▶ [Your task]: Copy out every line of the records where the string "script" occurs.

▶ [Supplied information]:

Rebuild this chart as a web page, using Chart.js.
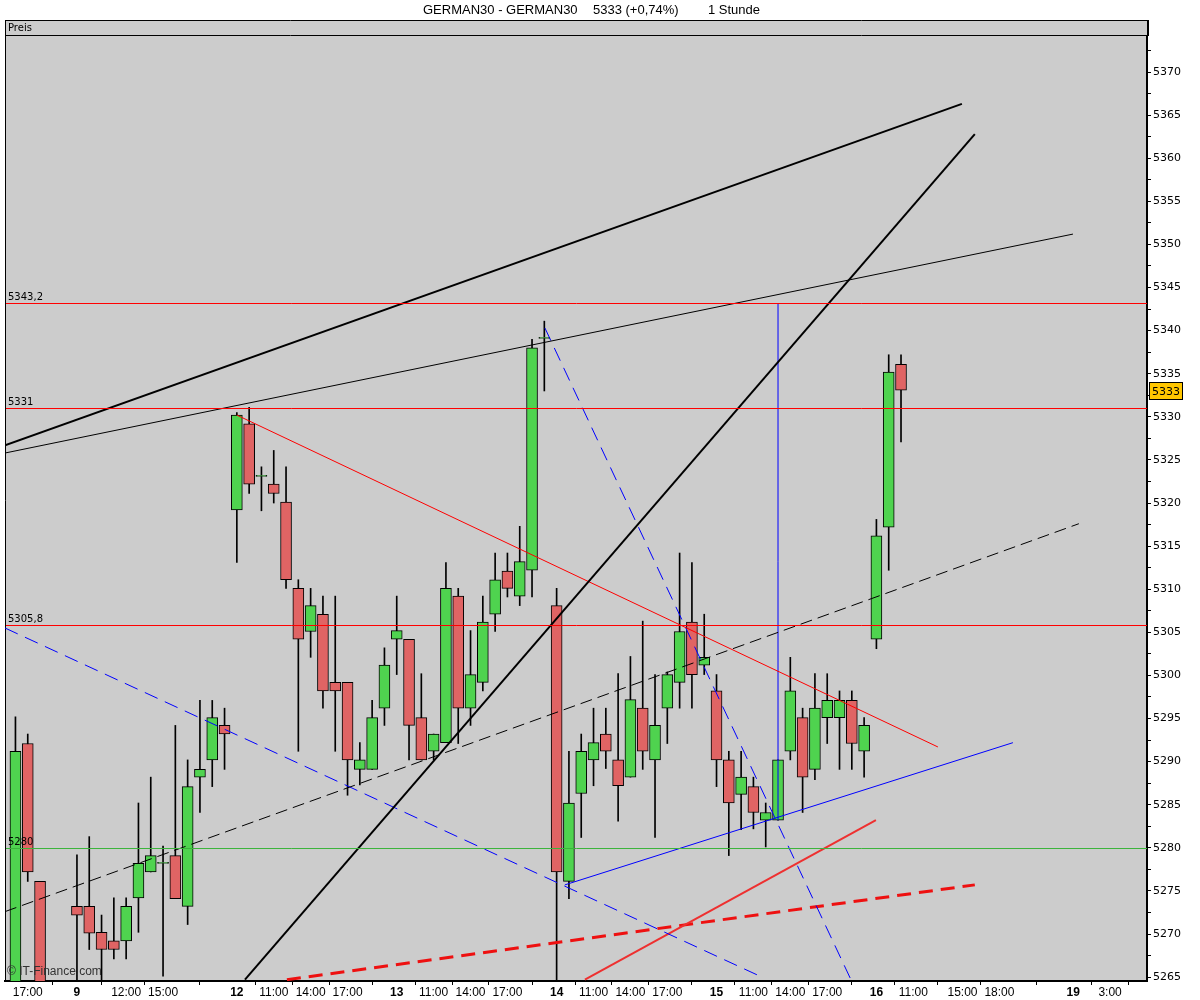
<!DOCTYPE html>
<html>
<head>
<meta charset="utf-8">
<script src="https://cdn.jsdelivr.net/npm/chart.js@4.4.1/dist/chart.umd.min.js"></script>
<style>
  body { margin: 0; background: #fff; }
  canvas { display: block; }
</style>
</head>
<body>
<canvas id="chart" width="1200" height="1000"></canvas>
<script>
// hourly slots, 0 = day 9 08:00, 13 slots per trading day
const slots = [-5, -4, -3, 0, 1, 2, 3, 4, 5, 6, 7, 8, 9, 10, 11, 12, 13, 14, 15, 16, 17, 18, 19, 20, 21, 22, 23, 24, 25, 26, 27, 28, 29, 30, 31, 32, 33, 34, 35, 36, 37, 38, 39, 40, 41, 42, 43, 44, 45, 46, 47, 48, 49, 50, 51, 52, 53, 54, 55, 56, 57, 58, 59, 60, 61, 62, 63, 64, 65, 66, 67]
const opens = [5263, 5292.1, 5276.1, 5273.2, 5273.2, 5270.2, 5269.2, 5269.2, 5274.2, 5277.2, 5278.2, 5279.1, 5273.2, 5288.2, 5290.2, 5294.2, 5319.2, 5329.2, 5323.1, 5322.2, 5320.1, 5310.1, 5305.1, 5307.1, 5299.2, 5299.2, 5289.1, 5289.1, 5296.2, 5304.2, 5304.2, 5295.1, 5291.2, 5292.2, 5309.2, 5296.2, 5299.2, 5307.1, 5312.1, 5309.2, 5312.2, 5339.1, 5308.1, 5276.1, 5286.3, 5290.2, 5293.2, 5290.2, 5288.2, 5296.2, 5290.2, 5296.2, 5299.2, 5306.2, 5301.2, 5298.2, 5290.2, 5286.2, 5287.1, 5283.2, 5283.2, 5291.2, 5295.1, 5289.1, 5295.1, 5295.1, 5297.1, 5291.2, 5304.2, 5317.2, 5336.1]
const highs = [5295.2, 5293.2, 5276.1, 5279.2, 5281.3, 5272.2, 5274.2, 5274.2, 5285.2, 5288.2, 5280.2, 5294.2, 5290.2, 5297.1, 5297.1, 5296.2, 5330.5, 5331.1, 5324.2, 5326.1, 5324.2, 5311.1, 5310.1, 5309.2, 5309.2, 5299.2, 5292.2, 5297.1, 5303.2, 5309.2, 5304.2, 5300.2, 5293.2, 5313.1, 5310.1, 5305.2, 5309.2, 5314.2, 5314.2, 5317.3, 5339.0, 5341.1, 5310.1, 5291.2, 5293.2, 5296.2, 5296.2, 5300.2, 5302.2, 5306.3, 5300.1, 5300.4, 5314.2, 5313.1, 5307.1, 5300.1, 5291.2, 5291.2, 5288.2, 5285.2, 5290.2, 5302.1, 5296.2, 5300.2, 5300.2, 5298.2, 5298.2, 5295.1, 5318.1, 5337.2, 5337.2]
const lows = [5261, 5276.1, 5260, 5263, 5268.2, 5263, 5267.1, 5267.1, 5270.2, 5277.2, 5265.1, 5274.1, 5271.1, 5284.1, 5287.1, 5289.1, 5313.1, 5321.1, 5319.1, 5320.0, 5310.1, 5291.2, 5302.1, 5296.2, 5291.2, 5286.1, 5287.3, 5289.1, 5294.2, 5300.1, 5290.2, 5290.2, 5290.2, 5292.2, 5292.1, 5294.2, 5298.2, 5305.1, 5309.1, 5308.1, 5309.1, 5333.0, 5262, 5274.1, 5281.2, 5287.2, 5289.2, 5283.1, 5288.2, 5289.1, 5281.2, 5292.1, 5296.2, 5296.2, 5300.1, 5287.1, 5279.1, 5282.1, 5282.2, 5280.1, 5283.2, 5290.2, 5284.1, 5287.9, 5292.1, 5289.1, 5289.1, 5288.2, 5303.1, 5312.2, 5327.1]
const closes = [5291.2, 5277.2, 5262, 5272.2, 5270.1, 5268.2, 5268.2, 5273.2, 5278.2, 5279.1, 5278.2, 5274.1, 5287.1, 5289.1, 5295.1, 5293.2, 5330.2, 5322.2, 5323.1, 5321.1, 5311.1, 5304.2, 5308.1, 5298.2, 5298.2, 5290.2, 5290.2, 5295.1, 5301.2, 5305.2, 5294.2, 5290.2, 5293.2, 5310.1, 5296.2, 5300.1, 5306.2, 5311.1, 5310.1, 5313.2, 5338.0, 5339.1, 5277.2, 5285.2, 5291.2, 5292.2, 5291.2, 5287.2, 5297.2, 5291.2, 5294.2, 5300.1, 5305.1, 5300.1, 5302.1, 5290.2, 5285.2, 5288.2, 5284.1, 5284.1, 5290.2, 5298.2, 5288.2, 5296.2, 5297.1, 5297.1, 5292.1, 5294.2, 5316.2, 5335.2, 5333.1]

const tickSlots = [-4, 0, 4, 7, 13, 16, 19, 22, 26, 29, 32, 35, 39, 42, 45, 48, 52, 55, 58, 61, 65, 68, 72, 75, 81, 84]
const tickLabels = ['17:00', '9', '12:00', '15:00', '12', '11:00', '14:00', '17:00', '13', '11:00', '14:00', '17:00', '14', '11:00', '14:00', '17:00', '15', '11:00', '14:00', '17:00', '16', '11:00', '15:00', '18:00', '19', '3:00']
const dayLabels = ['9', '12', '13', '14', '15', '16', '19']

const levels = [5343.2, 5331, 5305.8, 5280]
const levelLabels = ['5343,2', '5331', '5305,8', '5280']
const levelColors = ['#ff0000', '#ff0000', '#ff0000', '#3cb43c']
const lastPrice = 5333

// drawn trend lines, [slot, price] end points
const upperThick = [[-5.85, 5326.7], [71.95, 5366.3]]
const upperThin = [[-5.85, 5325.8], [80.98, 5351.2]]
const steepThick = [[13.66, 5264.7], [73.0, 5362.8]]
const midDashed = [[-5.85, 5272.6], [81.46, 5317.6]]
const redFalling = [[13.0, 5330.2], [70.0, 5291.7]]
const blueDashLong = [[-5.85, 5305.5], [55.7, 5265.0]]
const blueDashSteep = [[38.05, 5340.3], [62.93, 5264.7]]
const blueVertical = [[57.0, 5283.2], [57.0, 5343.2]]
const blueRising = [[39.67, 5275.7], [76.1, 5292.2]]
const redRising = [[41.3, 5264.7], [64.96, 5283.2]]
const redDashed = [[17.07, 5264.7], [73.0, 5275.7]]

const GREEN = '#4fd34f'
const RED = '#e06464'

const yTicks = []
for (let v = 5265; v <= 5372.5; v += 2.5) yTicks.push(v)

function segment(points, color, width, dash) {
  return {
    type: 'line',
    data: points.map(p => ({ x: p[0], y: p[1] })),
    borderColor: color,
    borderWidth: width,
    borderDash: dash || [],
    pointRadius: 0,
    fill: false,
    tension: 0,
    order: 0,
    clip: 0
  }
}

const decorations = {
  id: 'decorations',
  beforeDraw(chart) {
    const { ctx, chartArea: a } = chart
    ctx.save()
    ctx.fillStyle = '#cccccc'
    ctx.fillRect(a.left, 20, a.right - a.left, a.bottom - 20)
    ctx.strokeStyle = '#000'
    ctx.lineWidth = 1
    ctx.beginPath()
    ctx.moveTo(a.left, 20.5)
    ctx.lineTo(a.right, 20.5)
    ctx.moveTo(a.left, 35.5)
    ctx.lineTo(a.right, 35.5)
    ctx.moveTo(a.left + 0.5, 20)
    ctx.lineTo(a.left + 0.5, a.bottom)
    ctx.stroke()
    ctx.lineWidth = 2
    ctx.beginPath()
    ctx.moveTo(a.right + 1, 20)
    ctx.lineTo(a.right + 1, a.top)
    ctx.stroke()
    ctx.fillStyle = '#000'
    ctx.font = '10px "DejaVu Sans"'
    ctx.textBaseline = 'middle'
    ctx.fillText('Preis', a.left + 3, 28)
    ctx.restore()
  },
  afterDatasetsDraw(chart) {
    // horizontal price levels, snapped to whole pixels
    const { ctx, chartArea: a } = chart
    const y = chart.scales.y
    ctx.save()
    ctx.lineWidth = 1
    levels.forEach((v, i) => {
      const py = Math.round(y.getPixelForValue(v)) + 0.5
      ctx.strokeStyle = levelColors[i]
      ctx.beginPath()
      ctx.moveTo(a.left + 1, py)
      ctx.lineTo(a.right, py)
      ctx.stroke()
    })
    ctx.restore()
  },
  afterDraw(chart) {
    const { ctx, chartArea: a } = chart
    const y = chart.scales.y
    ctx.save()
    ctx.fillStyle = '#000'
    ctx.font = '10px "DejaVu Sans"'
    ctx.textBaseline = 'alphabetic'
    levels.forEach((v, i) => {
      ctx.fillText(levelLabels[i], a.left + 3, Math.round(y.getPixelForValue(v)) - 3)
    })
    ctx.fillStyle = '#333'
    ctx.font = '12px "Liberation Sans"'
    ctx.textBaseline = 'middle'
    ctx.fillText('\u00a9 IT-Finance.com', a.left + 2, 972)

    const py = Math.round(y.getPixelForValue(lastPrice))
    ctx.fillStyle = '#ffc600'
    ctx.fillRect(a.right + 2, py - 9, 33, 18)
    ctx.strokeStyle = '#000'
    ctx.lineWidth = 1
    ctx.strokeRect(a.right + 2.5, py - 8.5, 33, 17)
    ctx.fillStyle = '#000'
    ctx.font = '11px "DejaVu Sans"'
    ctx.fillText(String(lastPrice), a.right + 5, py + 1)

    ctx.font = '13px "Liberation Sans"'
    ctx.fillText('GERMAN30 - GERMAN30', 423, 10)
    ctx.fillText('5333 (+0,74%)', 593, 10)
    ctx.fillText('1 Stunde', 708, 10)
    ctx.restore()
  }
}

new Chart(document.getElementById('chart'), {
  type: 'bar',
  data: {
    datasets: [
      segment(upperThick, '#000', 2),
      segment(upperThin, '#000', 1),
      segment(steepThick, '#000', 2),
      segment(midDashed, '#000', 1, [12, 6]),
      segment(redFalling, '#ff0000', 1),
      segment(blueDashLong, '#0000ff', 1, [14, 8]),
      segment(blueDashSteep, '#0000ff', 1, [14, 8]),
      segment(blueVertical, '#0000ff', 1),
      segment(blueRising, '#0000ff', 1),
      segment(redRising, '#ee3030', 2),
      segment(redDashed, '#ee1010', 3, [14, 8]),
      {
        // candle bodies
        data: slots.map((s, i) => ({ x: s, y: [opens[i], closes[i]] })),
        backgroundColor: slots.map((s, i) => (closes[i] >= opens[i] ? GREEN : RED)),
        borderColor: '#000',
        borderWidth: 1,
        borderSkipped: false,
        barThickness: 11,
        minBarLength: 1,
        grouped: false,
        order: 1,
        clip: 0
      },
      {
        // wicks
        data: slots.map((s, i) => ({ x: s, y: [lows[i], highs[i]] })),
        backgroundColor: '#000',
        borderWidth: 0,
        barThickness: 1,
        grouped: false,
        order: 2,
        clip: 0
      }
    ]
  },
  options: {
    responsive: false,
    devicePixelRatio: 1,
    animation: false,
    events: [],
    layout: { padding: { left: 5, top: 36, right: 0, bottom: 0 } },
    plugins: {
      legend: { display: false },
      tooltip: { enabled: false },
      title: { display: false }
    },
    scales: {
      x: {
        type: 'linear',
        min: -5.85,
        max: 87,
        offset: false,
        afterFit: scale => { scale.height = 19 },
        afterBuildTicks: scale => { scale.ticks = tickSlots.map(v => ({ value: v })) },
        grid: { display: true, drawOnChartArea: false, drawTicks: true, tickLength: 4, color: '#000' },
        border: { display: true, color: '#000', width: 2 },
        ticks: {
          autoSkip: false,
          maxRotation: 0,
          padding: 0,
          color: '#000',
          callback: value => tickLabels[tickSlots.indexOf(value)],
          font: c => {
            const label = c.tick ? tickLabels[tickSlots.indexOf(c.tick.value)] : ''
            return { family: 'Liberation Sans', size: 12, weight: dayLabels.includes(label) ? 'bold' : 'normal' }
          }
        }
      },
      y: {
        position: 'right',
        min: 5264.55,
        max: 5374.18,
        afterFit: scale => { scale.width = 53 },
        afterBuildTicks: scale => { scale.ticks = yTicks.map(v => ({ value: v })) },
        grid: { display: true, drawOnChartArea: false, drawTicks: true, tickLength: 4, color: '#000' },
        border: { display: true, color: '#000', width: 2 },
        ticks: {
          padding: 2,
          color: '#000',
          font: { family: 'DejaVu Sans', size: 11 },
          callback: value => (value % 5 === 0 ? String(value) : '')
        }
      }
    }
  },
  plugins: [decorations]
})
</script>
</body>
</html>
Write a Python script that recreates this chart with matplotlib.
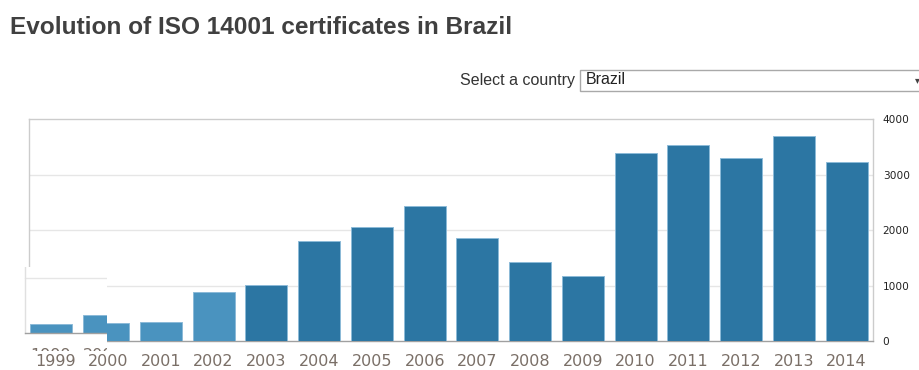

▶ [Task answer]:
<script src="https://cdn.jsdelivr.net/npm/chart.js@4.4.1/dist/chart.umd.min.js"></script>
<script>
</script>
Write a Python script that recreates this chart with matplotlib.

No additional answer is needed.